Lesson #2: Allow Others to Serve You

When we board a plane, an announcement before takeoff instructs that in the case of an emergency requiring oxygen masks, we are to put on our own mask first, before helping others. As leaders, we tend to fall into two ditches where this is concerned. Either we are so busy getting in the fight to help others that we forget to put on our own mask, or we fail to recognize that we are the passenger who needs to sit back and allow someone else to assist us this time. We are eager to help others, and that’s okay. Nevertheless, it is necessary, at times, to allow others to serve and encourage us, as we find in Hebrews 3:13, “But exhort one another every day, as long as it is called ‘today,’ that none of you may be hardened by the deceitfulness of sin.”

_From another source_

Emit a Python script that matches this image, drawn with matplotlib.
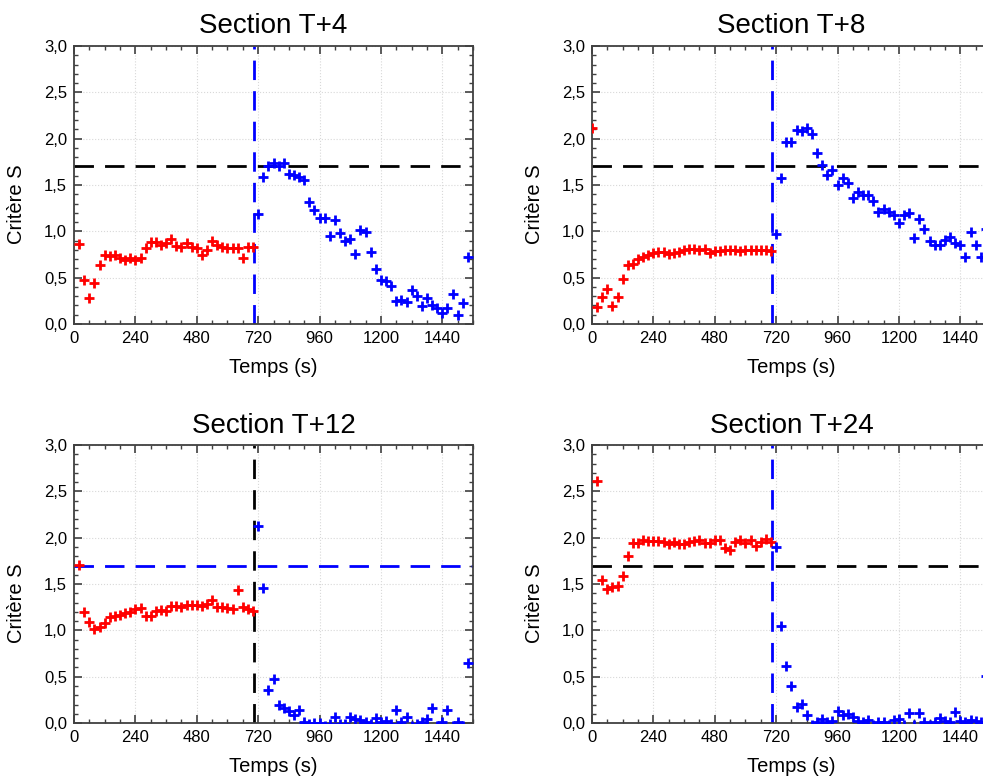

If we are not healthy and whole, it can be hard to be effective when serving others. Oh, we may get the task done, but we will prolong our own suffering, cause harm to our families, or even hurt our ministries.

Please know that I am not suggesting that doing this is easy or should be taken lightly. However, we must remember that as sisters in Christ, we really do need each other. We live in a fallen world and we need one another to:

  • Handle the pains and distresses of this life.
  • Recover from the consequences of poor decisions we make as leaders.
  • Tangibly support one another during times of suffering.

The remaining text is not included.